Mr. Cole died Feb. 23 of multiple myeloma at his home in Roxbury, Conn., said his wife, Joyce Chopra, who directed “Smooth Talk.” The film won the grand jury prize at what is now the Sundance Film Festival.

He could write any character with great empathy, said Dern, who played the 15-year-old at the center of the film, and he brought “his characters to an urgently vivid reality … as if he had lived their lifetime.”

The film — based on the Joyce Carol Oates story “Where Are You Going, Where Have You Been?” — was about the sexual awakening of Dern’s conflicted teen, who is seduced by a foreboding stranger, played by Treat Williams.

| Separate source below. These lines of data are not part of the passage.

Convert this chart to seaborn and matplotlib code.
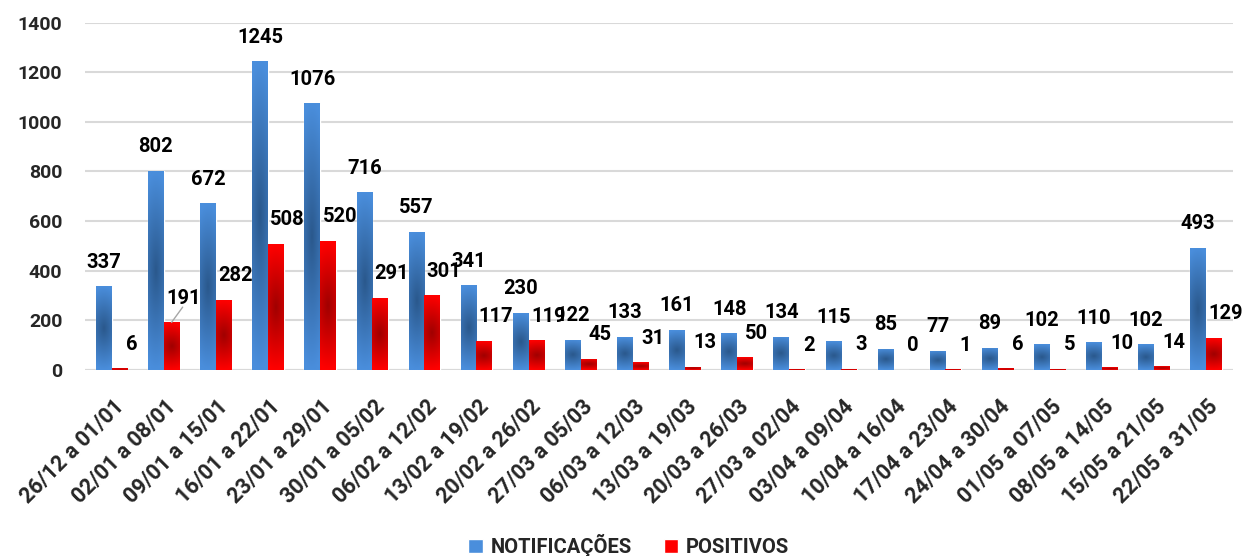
import pandas as pd
import matplotlib.pyplot as plt
import matplotlib.transforms as mtransforms
import seaborn as sns
import numpy as np

# dados semanais
periodos = ['26/12 a 01/01', '02/01 a 08/01', '09/01 a 15/01', '16/01 a 22/01',
            '23/01 a 29/01', '30/01 a 05/02', '06/02 a 12/02', '13/02 a 19/02',
            '20/02 a 26/02', '27/03 a 05/03', '06/03 a 12/03', '13/03 a 19/03',
            '20/03 a 26/03', '27/03 a 02/04', '03/04 a 09/04', '10/04 a 16/04',
            '17/04 a 23/04', '24/04 a 30/04', '01/05 a 07/05', '08/05 a 14/05',
            '15/05 a 21/05', '22/05 a 31/05']
notificacoes = [337, 802, 672, 1245, 1076, 716, 557, 341, 230, 122, 133, 161,
                148, 134, 115, 85, 77, 89, 102, 110, 102, 493]
positivos = [6, 191, 282, 508, 520, 291, 301, 117, 119, 45, 31, 13,
             50, 2, 3, 0, 1, 6, 5, 10, 14, 129]
series = ['NOTIFICAÇÕES', 'POSITIVOS']

df = pd.DataFrame({
    'periodo': periodos * 2,
    'valor': notificacoes + positivos,
    'serie': [series[0]] * len(periodos) + [series[1]] * len(periodos),
})

# cores (claro nas bordas, escuro no centro)
claro = {series[0]: np.array([74, 142, 220]) / 255, series[1]: np.array([255, 0, 0]) / 255}
escuro = {series[0]: np.array([42, 88, 140]) / 255, series[1]: np.array([160, 0, 0]) / 255}


def preencher_gradiente(ax, barra, c_claro, c_escuro):
    x0, y0 = barra.get_x(), barra.get_y()
    w, h = barra.get_width(), barra.get_height()
    if h <= 0:
        return
    v = np.linspace(-1, 1, 120)[:, None]
    u = np.linspace(-1, 1, 24)[None, :]
    t = np.clip(np.sqrt((0.4 * u) ** 2 + v ** 2), 0, 1)
    rgb = c_escuro + (c_claro - c_escuro) * t[..., None]
    im = ax.imshow(rgb, extent=(x0, x0 + w, y0, y0 + h), aspect='auto', origin='lower',
                   interpolation='bilinear', zorder=barra.get_zorder() + 0.1)
    im.set_clip_path(barra)


sns.set_style('white')
plt.rcParams['font.family'] = ['Roboto', 'DejaVu Sans']
plt.rcParams['font.weight'] = 'bold'

fig, ax = plt.subplots(figsize=(12.43, 5.56), dpi=100)
fig.subplots_adjust(left=0.068, right=0.992, top=0.959, bottom=0.335)

sns.barplot(data=df, x='periodo', y='valor', hue='serie',
            palette=[tuple(claro[s]) for s in series], width=0.6, saturation=1,
            ax=ax, zorder=3)

# gradiente e rotulos
for cont, nome, dx in zip(ax.containers, series, [0, 8.6]):
    for barra, val in zip(cont, cont.datavalues):
        preencher_gradiente(ax, barra, claro[nome], escuro[nome])
        cx = barra.get_x() + barra.get_width() / 2
        ax.annotate(f'{int(val)}', xy=(cx, val), xytext=(dx, 17.3), textcoords='offset points',
                    ha='center', va='center', fontsize=14.5, fontweight='bold', color='black',
                    zorder=5)

# linha guia do rotulo 191
b = ax.containers[1][1]
cx = b.get_x() + b.get_width() / 2
ax.annotate('', xy=(cx, b.get_height()), xytext=(8, 11), textcoords='offset points',
            arrowprops=dict(arrowstyle='-', color='#a6a6a6', lw=1, shrinkA=0, shrinkB=0),
            zorder=5)

ax.set_ylim(0, 1400)
ax.set_xlim(-0.52, len(periodos) - 0.48)
ax.set_yticks(range(0, 1401, 200))
ax.yaxis.grid(True, color='#d9d9d9', linewidth=1.5, zorder=0)
ax.set_axisbelow(True)
for lado in ['top', 'right', 'left', 'bottom']:
    ax.spines[lado].set_visible(False)
ax.axhline(0, color='#d9d9d9', linewidth=1.5, zorder=2)

ax.set_xlabel('')
ax.set_ylabel('')
ax.tick_params(axis='y', length=0, pad=16, labelsize=14)
ax.tick_params(axis='x', length=0, pad=12, labelsize=15.5)
for lbl in ax.get_yticklabels():
    lbl.set_fontweight('bold')
desloc = mtransforms.ScaledTranslation(9 / 100, -17 / 100, fig.dpi_scale_trans)
for lbl in ax.get_xticklabels():
    lbl.set_rotation(45)
    lbl.set_ha('right')
    lbl.set_va('center')
    lbl.set_rotation_mode('anchor')
    lbl.set_fontweight('bold')
    lbl.set_transform(lbl.get_transform() + desloc)

handles, labels = ax.get_legend_handles_labels()
ax.get_legend().remove()
fig.legend(handles, labels, loc='lower center', bbox_to_anchor=(0.506, -0.035), ncol=2,
           frameon=False, handlelength=0.7, handleheight=0.7, handletextpad=0.4,
           columnspacing=1.6, prop={'weight': 'bold', 'size': 14.5})

fig.savefig('out.png', dpi=100)
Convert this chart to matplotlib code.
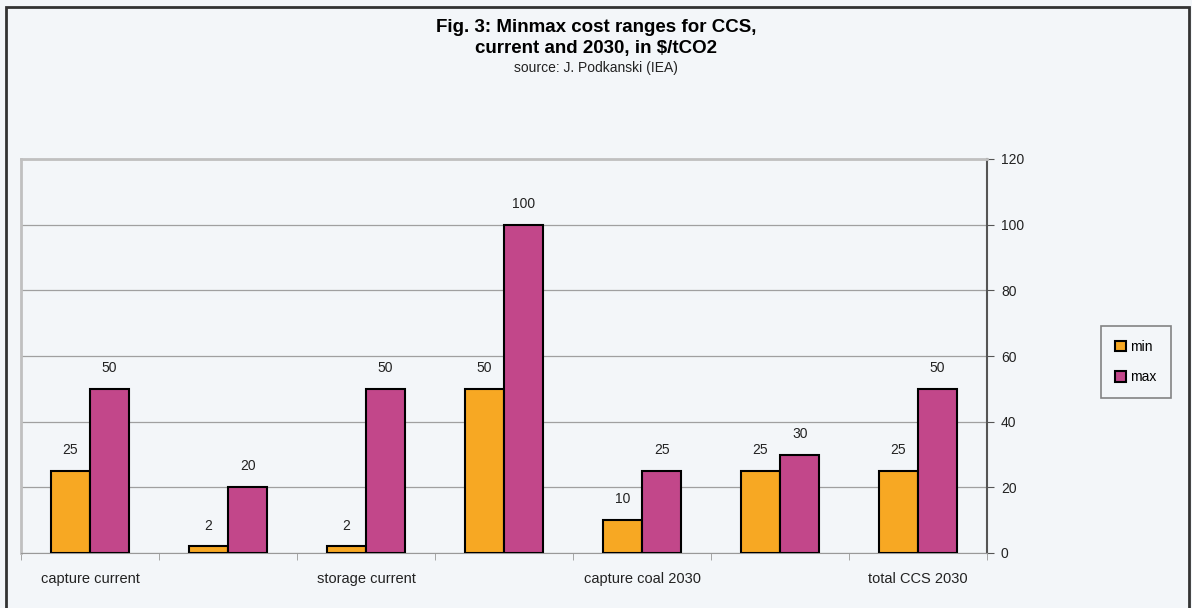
import numpy as np
import matplotlib.pyplot as plt
from matplotlib.patches import Rectangle

plt.rcParams['font.family'] = ['Liberation Sans', 'DejaVu Sans']

groups = ['capture current', '', 'storage current', '', 'capture coal 2030', '', 'total CCS 2030']
min_vals = [25, 2, 2, 50, 10, 25, 25]
max_vals = [50, 20, 50, 100, 25, 30, 50]
yticks = [0, 20, 40, 60, 80, 100, 120]

bg = '#F3F6F9'
c_min = '#F7A823'
c_max = '#C2478A'

fig = plt.figure(figsize=(11.92, 6.08), dpi=100, facecolor=bg)
# outer frame
fig.patches.append(Rectangle((6/1192, -0.01), 1183/1192, 1 - 7/608 + 0.01,
                             transform=fig.transFigure, fill=False,
                             edgecolor='#333333', lw=2))
ax = fig.add_axes([21/1192, 1 - 553/608, (987 - 21)/1192, (553 - 159)/608])
ax.set_facecolor(bg)

x = np.arange(len(groups))
w = 0.285
b1 = ax.bar(x - w/2, min_vals, w, color=c_min, edgecolor='black', lw=1.5, label='min', zorder=3)
b2 = ax.bar(x + w/2, max_vals, w, color=c_max, edgecolor='black', lw=1.5, label='max', zorder=3)

for bars, vals in ((b1, min_vals), (b2, max_vals)):
    for r, v in zip(bars, vals):
        ax.annotate(str(v), (r.get_x() + r.get_width()/2, v), xytext=(0, 10),
                    textcoords='offset points', ha='center', va='bottom',
                    fontsize=10, color='#222222')

ax.set_xlim(-0.5, len(groups) - 0.5)
ax.set_ylim(0, 120)
ax.yaxis.tick_right()
ax.set_yticks(yticks)
ax.tick_params(axis='y', direction='out', length=5, color='#555555', labelsize=10,
               pad=5, labelcolor='#222222')
ax.grid(axis='y', color='#a0a0a0', lw=0.9, zorder=0)

ax.set_xticks(x)
ax.set_xticklabels(groups, fontsize=10.5, color='#222222')
ax.set_xticks(np.arange(-0.5, len(groups)), minor=True)
ax.tick_params(axis='x', which='major', length=0, pad=14)
ax.tick_params(axis='x', which='minor', length=5, color='#999999')

for s in ('left', 'top'):
    ax.spines[s].set_color('#c0c0c0')
    ax.spines[s].set_linewidth(2)
ax.spines['bottom'].set_color('#999999')
ax.spines['right'].set_color('#555555')
ax.spines['right'].set_linewidth(1.5)

leg = fig.legend(handles=[b1, b2], loc='center', bbox_to_anchor=(1136/1192, 1 - 362/608),
                 fontsize=10, frameon=True, fancybox=False, edgecolor='#666666',
                 facecolor=bg, handlelength=0.8, handleheight=0.8, handletextpad=0.3,
                 labelspacing=1.2, borderpad=1.0)
leg.get_frame().set_linewidth(1.2)

fig.text(0.5, 1 - 27/608, 'Fig. 3: Minmax cost ranges for CCS,', ha='center', va='center',
         fontsize=13.5, fontweight='bold')
fig.text(0.5, 1 - 48/608, 'current and 2030, in $/tCO2', ha='center', va='center',
         fontsize=13.5, fontweight='bold')
fig.text(0.5, 1 - 68/608, 'source: J. Podkanski (IEA)', ha='center', va='center',
         fontsize=10, color='#222222')

fig.savefig('out.png', dpi=100, facecolor=bg)
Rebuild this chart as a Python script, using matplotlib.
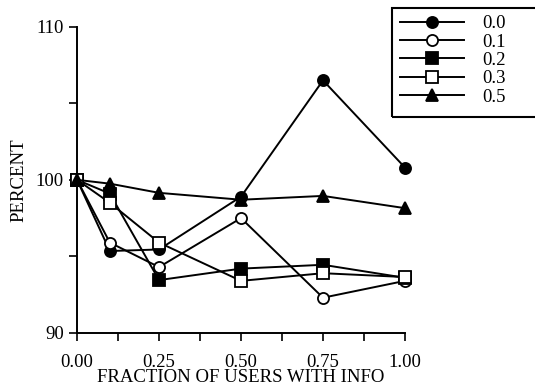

“Things don’t explode; there are no car chases,” Cole told the Chicago Tribune in 1986 of the independent film. “We couldn’t have gotten money in Hollywood for it.”

While making the movie, Dern said she often could be found “talking to Tom, this 50-year-old male, Boston, MIT professor who could give me the insight as to what this teen girl was going through.”

One of his plays, “Medal of Honor Rag,” was based on the true story of a Vietnam War veteran who returned home a troubled hero. First staged in 1975, it often has been performed around the country; a 2005 Los Angeles production starred the rapper Heavy D.